### Set exercise
Your copy should be exact, beginning at the line containing "Write the matplotlib code for this chart." and ending at the line containing "game_end = 445", with both lines kept and every picture dropped.

### Entries shown
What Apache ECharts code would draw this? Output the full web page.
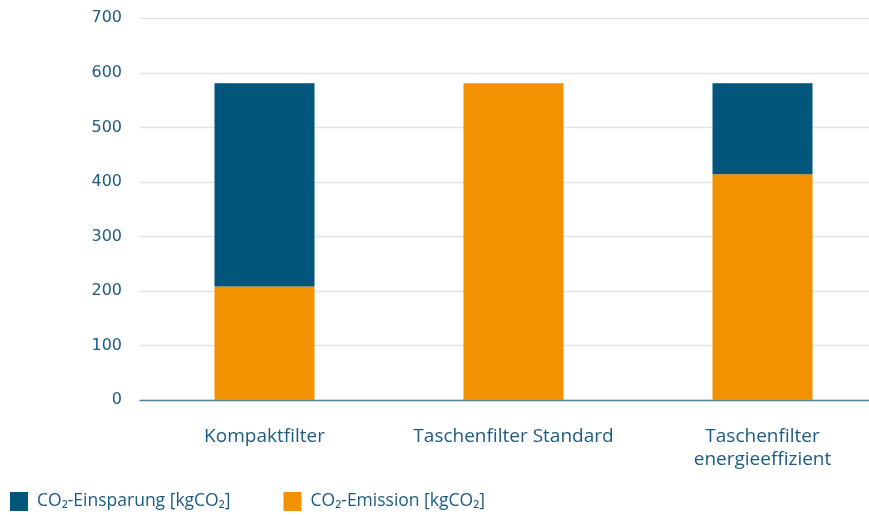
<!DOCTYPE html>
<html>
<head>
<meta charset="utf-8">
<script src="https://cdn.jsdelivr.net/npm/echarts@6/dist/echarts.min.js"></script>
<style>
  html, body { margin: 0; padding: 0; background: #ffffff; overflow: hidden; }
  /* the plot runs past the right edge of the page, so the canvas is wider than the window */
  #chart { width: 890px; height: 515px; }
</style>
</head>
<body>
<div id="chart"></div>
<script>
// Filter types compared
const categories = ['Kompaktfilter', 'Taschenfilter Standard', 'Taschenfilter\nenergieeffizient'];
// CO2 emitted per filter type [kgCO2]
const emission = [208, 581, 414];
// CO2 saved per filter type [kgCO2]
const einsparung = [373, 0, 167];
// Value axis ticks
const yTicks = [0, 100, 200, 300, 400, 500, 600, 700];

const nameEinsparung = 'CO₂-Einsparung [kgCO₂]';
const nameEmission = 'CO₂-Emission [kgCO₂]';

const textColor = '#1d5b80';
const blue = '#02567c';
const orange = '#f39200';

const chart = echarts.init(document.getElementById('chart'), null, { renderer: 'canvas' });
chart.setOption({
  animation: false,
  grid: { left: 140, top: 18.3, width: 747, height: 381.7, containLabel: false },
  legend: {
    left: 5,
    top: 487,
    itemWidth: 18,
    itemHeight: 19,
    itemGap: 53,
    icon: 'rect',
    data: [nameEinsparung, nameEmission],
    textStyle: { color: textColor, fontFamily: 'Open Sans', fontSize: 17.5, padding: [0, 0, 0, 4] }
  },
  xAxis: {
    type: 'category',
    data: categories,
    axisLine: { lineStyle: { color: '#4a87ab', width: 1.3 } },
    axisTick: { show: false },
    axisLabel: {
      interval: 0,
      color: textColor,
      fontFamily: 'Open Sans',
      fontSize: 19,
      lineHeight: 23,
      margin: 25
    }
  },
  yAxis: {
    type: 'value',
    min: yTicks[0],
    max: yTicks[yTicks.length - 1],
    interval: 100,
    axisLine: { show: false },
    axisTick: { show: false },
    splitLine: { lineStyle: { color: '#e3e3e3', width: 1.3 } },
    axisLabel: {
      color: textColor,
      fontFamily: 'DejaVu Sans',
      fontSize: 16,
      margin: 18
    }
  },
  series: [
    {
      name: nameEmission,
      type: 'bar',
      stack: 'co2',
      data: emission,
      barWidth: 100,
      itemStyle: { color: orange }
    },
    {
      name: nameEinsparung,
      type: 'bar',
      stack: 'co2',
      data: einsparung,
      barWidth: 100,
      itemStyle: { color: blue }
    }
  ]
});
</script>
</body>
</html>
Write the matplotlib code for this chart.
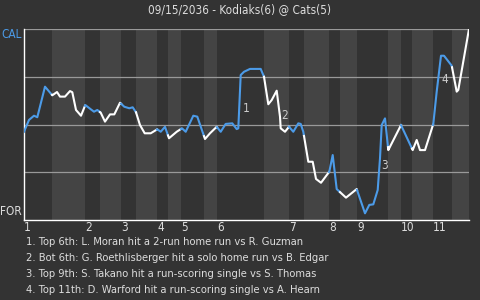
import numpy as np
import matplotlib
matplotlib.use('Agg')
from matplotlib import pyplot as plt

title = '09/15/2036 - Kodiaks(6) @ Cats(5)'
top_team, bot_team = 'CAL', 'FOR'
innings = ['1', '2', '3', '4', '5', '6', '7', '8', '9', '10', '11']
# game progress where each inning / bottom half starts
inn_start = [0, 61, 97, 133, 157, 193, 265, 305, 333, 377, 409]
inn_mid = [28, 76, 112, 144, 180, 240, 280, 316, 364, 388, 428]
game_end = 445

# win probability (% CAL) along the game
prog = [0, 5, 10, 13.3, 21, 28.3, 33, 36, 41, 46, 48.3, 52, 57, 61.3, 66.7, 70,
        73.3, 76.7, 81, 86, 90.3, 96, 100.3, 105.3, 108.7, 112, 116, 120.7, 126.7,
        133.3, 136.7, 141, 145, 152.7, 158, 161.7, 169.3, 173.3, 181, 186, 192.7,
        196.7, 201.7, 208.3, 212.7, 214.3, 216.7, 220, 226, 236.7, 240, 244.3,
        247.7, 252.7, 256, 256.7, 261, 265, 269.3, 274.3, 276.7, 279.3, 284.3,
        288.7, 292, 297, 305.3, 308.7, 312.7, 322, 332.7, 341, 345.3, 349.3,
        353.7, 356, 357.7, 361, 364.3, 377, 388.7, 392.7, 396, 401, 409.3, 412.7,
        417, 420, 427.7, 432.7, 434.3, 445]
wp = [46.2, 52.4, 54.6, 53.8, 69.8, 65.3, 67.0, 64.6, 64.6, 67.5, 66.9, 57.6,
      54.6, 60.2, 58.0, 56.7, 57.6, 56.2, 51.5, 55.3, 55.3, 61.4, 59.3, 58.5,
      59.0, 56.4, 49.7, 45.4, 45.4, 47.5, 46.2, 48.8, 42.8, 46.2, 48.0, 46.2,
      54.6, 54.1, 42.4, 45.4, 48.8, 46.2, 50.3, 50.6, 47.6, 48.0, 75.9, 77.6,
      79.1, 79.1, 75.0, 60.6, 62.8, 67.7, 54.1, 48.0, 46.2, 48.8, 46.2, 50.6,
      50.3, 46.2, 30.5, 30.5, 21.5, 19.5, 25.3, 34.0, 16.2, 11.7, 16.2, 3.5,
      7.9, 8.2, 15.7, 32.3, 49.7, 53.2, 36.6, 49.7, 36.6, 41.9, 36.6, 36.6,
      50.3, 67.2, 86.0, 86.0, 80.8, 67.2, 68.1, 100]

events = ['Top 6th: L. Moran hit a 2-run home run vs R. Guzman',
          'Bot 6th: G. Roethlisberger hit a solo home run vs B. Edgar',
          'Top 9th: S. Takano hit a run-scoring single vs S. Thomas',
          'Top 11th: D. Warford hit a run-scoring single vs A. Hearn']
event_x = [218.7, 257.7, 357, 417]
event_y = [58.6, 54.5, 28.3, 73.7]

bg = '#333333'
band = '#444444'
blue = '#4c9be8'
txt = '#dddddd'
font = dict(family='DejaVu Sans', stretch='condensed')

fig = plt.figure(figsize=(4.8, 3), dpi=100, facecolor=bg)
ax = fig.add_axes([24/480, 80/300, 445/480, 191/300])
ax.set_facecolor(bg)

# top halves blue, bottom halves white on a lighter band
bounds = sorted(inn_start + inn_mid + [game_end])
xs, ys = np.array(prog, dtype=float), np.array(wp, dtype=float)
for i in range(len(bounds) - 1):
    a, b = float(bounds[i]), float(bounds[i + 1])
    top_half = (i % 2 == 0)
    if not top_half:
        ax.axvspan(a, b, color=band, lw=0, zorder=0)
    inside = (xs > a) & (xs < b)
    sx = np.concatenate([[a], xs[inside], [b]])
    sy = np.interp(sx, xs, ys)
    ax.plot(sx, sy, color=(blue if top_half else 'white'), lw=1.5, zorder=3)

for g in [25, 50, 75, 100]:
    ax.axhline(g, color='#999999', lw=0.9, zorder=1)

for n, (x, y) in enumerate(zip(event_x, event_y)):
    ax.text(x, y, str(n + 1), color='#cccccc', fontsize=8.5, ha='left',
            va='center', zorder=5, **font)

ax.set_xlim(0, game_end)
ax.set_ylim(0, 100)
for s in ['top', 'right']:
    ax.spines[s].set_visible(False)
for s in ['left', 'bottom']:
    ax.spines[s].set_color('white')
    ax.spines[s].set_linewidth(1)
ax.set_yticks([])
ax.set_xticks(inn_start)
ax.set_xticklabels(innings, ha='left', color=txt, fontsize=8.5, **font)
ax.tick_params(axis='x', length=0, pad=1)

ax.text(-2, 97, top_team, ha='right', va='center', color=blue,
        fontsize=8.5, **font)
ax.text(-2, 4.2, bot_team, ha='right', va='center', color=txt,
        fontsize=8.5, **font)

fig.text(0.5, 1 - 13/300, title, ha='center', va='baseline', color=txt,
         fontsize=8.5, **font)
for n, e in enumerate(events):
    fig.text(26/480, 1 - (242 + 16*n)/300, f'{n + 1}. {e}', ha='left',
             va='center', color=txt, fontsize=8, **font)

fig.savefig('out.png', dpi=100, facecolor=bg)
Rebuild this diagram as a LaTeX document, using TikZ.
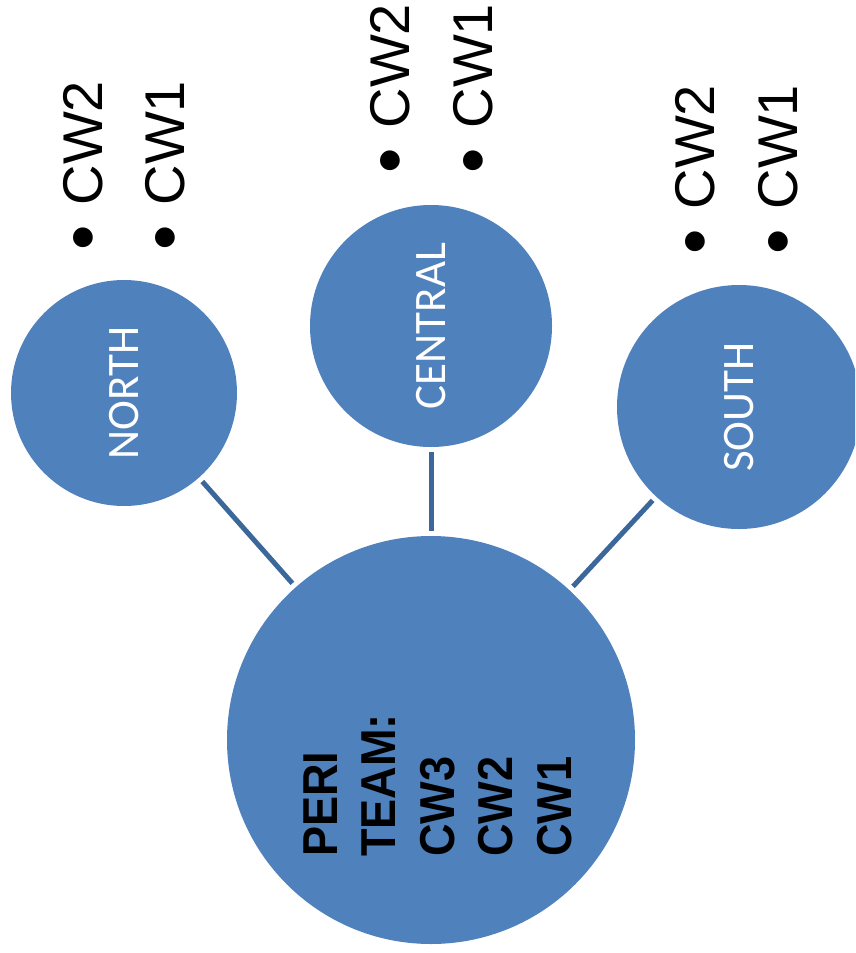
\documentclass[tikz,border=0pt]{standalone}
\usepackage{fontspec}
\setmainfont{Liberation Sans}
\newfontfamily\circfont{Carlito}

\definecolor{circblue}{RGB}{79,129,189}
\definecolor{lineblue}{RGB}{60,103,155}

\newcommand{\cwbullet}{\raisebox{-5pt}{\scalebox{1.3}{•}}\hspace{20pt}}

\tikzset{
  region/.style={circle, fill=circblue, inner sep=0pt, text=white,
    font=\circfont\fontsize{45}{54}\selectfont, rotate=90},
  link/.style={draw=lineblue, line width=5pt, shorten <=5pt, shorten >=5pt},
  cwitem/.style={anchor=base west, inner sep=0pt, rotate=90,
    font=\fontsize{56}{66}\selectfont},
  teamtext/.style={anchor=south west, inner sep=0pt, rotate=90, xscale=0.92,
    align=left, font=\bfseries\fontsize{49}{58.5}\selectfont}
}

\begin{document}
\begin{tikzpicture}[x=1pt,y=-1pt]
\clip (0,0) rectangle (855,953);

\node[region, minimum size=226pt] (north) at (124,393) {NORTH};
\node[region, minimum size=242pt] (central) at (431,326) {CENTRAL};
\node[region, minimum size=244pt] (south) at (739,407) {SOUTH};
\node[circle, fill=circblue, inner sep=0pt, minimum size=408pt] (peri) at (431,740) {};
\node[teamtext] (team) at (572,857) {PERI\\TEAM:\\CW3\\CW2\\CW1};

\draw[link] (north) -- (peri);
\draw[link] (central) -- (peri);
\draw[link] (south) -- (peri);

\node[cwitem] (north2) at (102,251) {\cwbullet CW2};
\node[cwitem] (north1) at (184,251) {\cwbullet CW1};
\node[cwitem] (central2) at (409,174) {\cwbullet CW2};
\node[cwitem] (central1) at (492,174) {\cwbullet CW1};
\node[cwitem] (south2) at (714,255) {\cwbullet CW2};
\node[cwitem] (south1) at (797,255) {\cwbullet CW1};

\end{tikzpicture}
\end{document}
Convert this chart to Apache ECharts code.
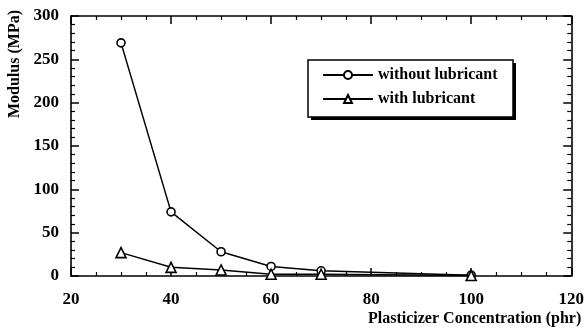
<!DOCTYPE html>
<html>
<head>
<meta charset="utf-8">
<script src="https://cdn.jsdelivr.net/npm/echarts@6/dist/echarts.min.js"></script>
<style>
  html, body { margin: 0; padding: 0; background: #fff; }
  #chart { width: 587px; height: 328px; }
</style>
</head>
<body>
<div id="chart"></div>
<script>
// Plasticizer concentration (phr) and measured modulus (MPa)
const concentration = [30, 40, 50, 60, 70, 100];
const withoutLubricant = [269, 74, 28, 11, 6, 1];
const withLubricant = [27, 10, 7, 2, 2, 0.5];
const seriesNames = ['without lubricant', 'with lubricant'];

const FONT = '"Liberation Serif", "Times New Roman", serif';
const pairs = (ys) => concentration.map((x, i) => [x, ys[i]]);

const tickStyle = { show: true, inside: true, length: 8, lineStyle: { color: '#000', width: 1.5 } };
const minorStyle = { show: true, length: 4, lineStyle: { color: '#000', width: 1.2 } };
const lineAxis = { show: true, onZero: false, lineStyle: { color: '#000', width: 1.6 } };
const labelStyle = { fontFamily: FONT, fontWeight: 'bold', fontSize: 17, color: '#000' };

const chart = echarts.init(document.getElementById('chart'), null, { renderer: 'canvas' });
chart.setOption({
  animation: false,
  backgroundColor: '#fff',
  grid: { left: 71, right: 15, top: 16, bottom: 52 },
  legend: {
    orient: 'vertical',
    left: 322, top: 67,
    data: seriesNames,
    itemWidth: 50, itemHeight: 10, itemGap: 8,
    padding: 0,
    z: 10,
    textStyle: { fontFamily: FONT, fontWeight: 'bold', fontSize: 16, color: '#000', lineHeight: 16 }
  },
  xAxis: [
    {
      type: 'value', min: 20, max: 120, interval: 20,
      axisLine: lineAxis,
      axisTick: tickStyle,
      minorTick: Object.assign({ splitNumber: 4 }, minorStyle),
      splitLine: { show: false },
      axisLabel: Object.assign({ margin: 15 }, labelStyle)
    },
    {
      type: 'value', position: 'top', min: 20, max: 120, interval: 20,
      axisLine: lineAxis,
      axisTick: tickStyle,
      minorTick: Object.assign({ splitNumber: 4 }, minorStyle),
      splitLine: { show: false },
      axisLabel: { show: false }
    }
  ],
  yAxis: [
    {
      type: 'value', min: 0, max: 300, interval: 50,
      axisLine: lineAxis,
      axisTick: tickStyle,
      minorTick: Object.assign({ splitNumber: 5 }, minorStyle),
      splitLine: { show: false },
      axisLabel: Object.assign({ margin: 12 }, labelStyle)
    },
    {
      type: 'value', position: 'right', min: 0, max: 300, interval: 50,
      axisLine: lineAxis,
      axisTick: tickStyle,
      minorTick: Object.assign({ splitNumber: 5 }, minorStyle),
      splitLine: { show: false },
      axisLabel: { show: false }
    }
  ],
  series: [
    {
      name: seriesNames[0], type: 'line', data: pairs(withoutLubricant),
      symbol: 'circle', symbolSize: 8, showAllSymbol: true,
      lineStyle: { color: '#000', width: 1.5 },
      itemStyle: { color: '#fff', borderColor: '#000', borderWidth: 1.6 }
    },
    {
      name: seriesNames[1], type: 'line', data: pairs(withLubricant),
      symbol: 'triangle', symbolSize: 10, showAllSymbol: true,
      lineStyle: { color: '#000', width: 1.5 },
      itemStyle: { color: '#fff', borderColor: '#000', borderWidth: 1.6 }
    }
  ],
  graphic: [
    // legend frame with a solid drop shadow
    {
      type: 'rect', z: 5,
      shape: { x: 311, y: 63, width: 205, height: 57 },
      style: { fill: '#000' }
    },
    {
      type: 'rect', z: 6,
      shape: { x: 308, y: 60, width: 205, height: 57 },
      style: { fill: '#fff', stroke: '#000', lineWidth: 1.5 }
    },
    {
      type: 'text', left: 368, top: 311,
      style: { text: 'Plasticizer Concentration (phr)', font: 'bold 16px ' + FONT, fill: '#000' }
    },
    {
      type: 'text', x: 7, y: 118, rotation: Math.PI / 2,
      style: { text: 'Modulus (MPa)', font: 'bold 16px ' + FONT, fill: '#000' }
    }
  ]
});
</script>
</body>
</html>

### Result of the task
Write the matplotlib code for this chart.
import numpy as np
import matplotlib
matplotlib.use('Agg')
from matplotlib import pyplot as plt

title = '09/15/2036 - Kodiaks(6) @ Cats(5)'
top_team, bot_team = 'CAL', 'FOR'
innings = ['1', '2', '3', '4', '5', '6', '7', '8', '9', '10', '11']
# game progress where each inning / bottom half starts
inn_start = [0, 61, 97, 133, 157, 193, 265, 305, 333, 377, 409]
inn_mid = [28, 76, 112, 144, 180, 240, 280, 316, 364, 388, 428]
game_end = 445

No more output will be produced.